Data Setup
Learn how to properly organize your data files for The Forge's automated processing pipeline. Follow these guidelines to ensure your data is processed correctly.
File Organization
The Forge requires your data to be organized in a specific way to automatically process and label your datasets. All datasets come with two standard columns: filename and label.
How It Works
- Filename Column - Contains the names of individual files as they appear in your zip file
- Label Column - Automatically populated based on folder structure
- Folder Names - Become the labels for all files stored in that folder
Zip File Structure
Image Classification Example
Imagine you're building a fire detection model to identify if there's a fire in an image or not.

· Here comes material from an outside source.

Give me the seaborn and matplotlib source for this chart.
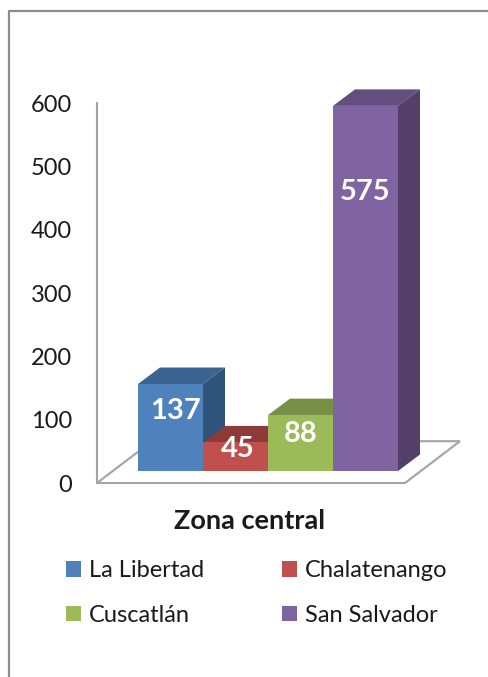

You would need to organize your images like this:
ForestFireImages.zip/
├── Fire/
│ ├── fire1.png
│ ├── fire2.jpg
│ ├── fire3.png
│ └── fire4.jpg
└── NoFire/
├── forest1.png
├── forest2.jpg
├── trees1.png
└── trees2.jpg
Text Classification Example
For a sentiment analysis model, organize your text files like this:
SentimentData.zip/
├── Positive/
│ ├── review1.txt
│ ├── review2.txt
│ └── review3.txt
└── Negative/
├── complaint1.txt
├── complaint2.txt
└── complaint3.txt
Supported File Types
Image Files
- JPG/JPEG - Standard image format
- PNG - High-quality images with transparency
- GIF - Animated or static images
Text Files
- TXT - Plain text files
Best Practices
File Organization
- Consistent Naming - Use clear, descriptive file names
- Proper Folders - Create separate folders for each category
- Clean Structure - Avoid nested subfolders
- File Formats - Use standard, supported file formats
Data Quality
- High Quality - Use clear, high-resolution images
- Consistent Size - Keep similar file sizes when possible
- Clean Data - Remove corrupted or duplicate files
- Balanced Classes - Ensure roughly equal numbers in each category
Security
- Data Privacy - Ensure sensitive data is properly handled
- Access Control - Limit access to authorized users only
- Backup - Keep copies of your original data
- Compliance - Follow data protection regulations
Getting Started
Ready to process your data? Follow these steps:
- Organize Your Data - Create folders for each category
- Name Your Files - Use clear, descriptive names
- Create Zip File - Compress your organized folders
- Upload to The Forge - Let automated processing begin
Pro Tip
The more organized your data is, the better The Forge can process it. Take time to properly structure your folders and files before uploading.